■ **Challenge**: Write each line of the material exactly as given, from the top through the line that contains "ax2 = fig.add_axes([(791", and omit all pictures.

■ **Data**:
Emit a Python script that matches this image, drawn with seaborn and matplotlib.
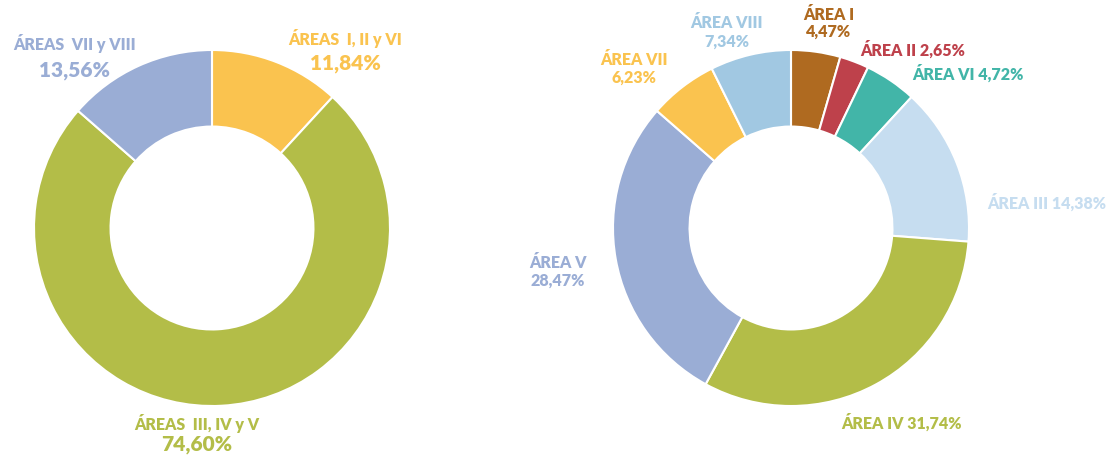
import matplotlib
matplotlib.use("Agg")
import matplotlib.pyplot as plt
import seaborn as sns

# left donut: grouped areas
group_labels = ["ÁREAS  I, II y VI", "ÁREAS  III, IV y V", "ÁREAS  VII y VIII"]
group_values = [11.84, 74.60, 13.56]
group_colors = ["#FAC34F", "#B3BD48", "#9AADD5"]

# right donut: single areas, clockwise from the top
area_labels = ["ÁREA I", "ÁREA II", "ÁREA VI", "ÁREA III", "ÁREA IV", "ÁREA V", "ÁREA VII", "ÁREA VIII"]
area_values = [4.47, 2.65, 4.72, 14.38, 31.74, 28.47, 6.23, 7.34]
area_colors = ["#AF6A20", "#BE414B", "#42B5A8", "#C6DDF0", "#B3BD48", "#9AADD5", "#FAC34F", "#A1C8E2"]

sns.set_style("white")
plt.rcParams["font.family"] = ["Lato", "DejaVu Sans"]

def pct(v):
    return f"{v:.2f}".replace(".", ",") + "%"

fig = plt.figure(figsize=(11.17, 4.56), dpi=100)
W, H = 1117, 456
R = 178
ax1 = fig.add_axes([(212 - R) / W, (H - 229 - R) / H, 2 * R / W, 2 * R / H])
ax2 = fig.add_axes([(791 - R) / W, (H - 229 - R) / H, 2 * R / W, 2 * R / H])

for ax, vals, cols in [(ax1, group_values, group_colors), (ax2, area_values, area_colors)]:
    ax.pie(vals, colors=cols, startangle=90, counterclock=False, radius=1,
           wedgeprops=dict(width=0.43, edgecolor="white", linewidth=1.5))
    ax.set_xlim(-1, 1)
    ax.set_ylim(-1, 1)
    ax.axis("off")

wt = "heavy"

# left labels (two lines, centred)
left_pos = [(0.75, 1.07, 0.93), (-0.085, -1.09, -1.21), (-0.77, 1.04, 0.89)]
for lab, v, c, (x, y1, y2) in zip(group_labels, group_values, group_colors, left_pos):
    ax1.text(x, y1, lab, color=c, fontsize=11.5, fontweight=wt, ha="center", va="center", clip_on=False)
    ax1.text(x, y2, pct(v), color=c, fontsize=15, fontweight=wt, ha="center", va="center", clip_on=False)

# right labels
two_line = {"ÁREA I": (0.21, 1.20, 1.11), "ÁREA V": (-1.31, -0.19, -0.29),
            "ÁREA VII": (-0.88, 0.95, 0.85), "ÁREA VIII": (-0.36, 1.16, 1.05)}
one_line = {"ÁREA II": (0.39, 1.006, "left"), "ÁREA VI": (0.68, 0.876, "left"),
            "ÁREA III": (1.10, 0.15, "left"), "ÁREA IV": (0.62, -1.09, "center")}
for lab, v, c in zip(area_labels, area_values, area_colors):
    if lab in two_line:
        x, y1, y2 = two_line[lab]
        ax2.text(x, y1, lab, color=c, fontsize=11.5, fontweight=wt, ha="center", va="center", clip_on=False)
        ax2.text(x, y2, pct(v), color=c, fontsize=11.5, fontweight=wt, ha="center", va="center", clip_on=False)
    else:
        x, y, ha = one_line[lab]
        ax2.text(x, y, f"{lab} {pct(v)}", color=c, fontsize=11.5, fontweight=wt, ha=ha, va="center", clip_on=False)

fig.savefig("out.png", dpi=100)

■ **Output below**:
Emit a Python script that matches this image, drawn with seaborn and matplotlib.
import matplotlib
matplotlib.use("Agg")
import matplotlib.pyplot as plt
import seaborn as sns

# left donut: grouped areas
group_labels = ["ÁREAS  I, II y VI", "ÁREAS  III, IV y V", "ÁREAS  VII y VIII"]
group_values = [11.84, 74.60, 13.56]
group_colors = ["#FAC34F", "#B3BD48", "#9AADD5"]

# right donut: single areas, clockwise from the top
area_labels = ["ÁREA I", "ÁREA II", "ÁREA VI", "ÁREA III", "ÁREA IV", "ÁREA V", "ÁREA VII", "ÁREA VIII"]
area_values = [4.47, 2.65, 4.72, 14.38, 31.74, 28.47, 6.23, 7.34]
area_colors = ["#AF6A20", "#BE414B", "#42B5A8", "#C6DDF0", "#B3BD48", "#9AADD5", "#FAC34F", "#A1C8E2"]

sns.set_style("white")
plt.rcParams["font.family"] = ["Lato", "DejaVu Sans"]

def pct(v):
    return f"{v:.2f}".replace(".", ",") + "%"

fig = plt.figure(figsize=(11.17, 4.56), dpi=100)
W, H = 1117, 456
R = 178
ax1 = fig.add_axes([(212 - R) / W, (H - 229 - R) / H, 2 * R / W, 2 * R / H])
ax2 = fig.add_axes([(791 - R) / W, (H - 229 - R) / H, 2 * R / W, 2 * R / H])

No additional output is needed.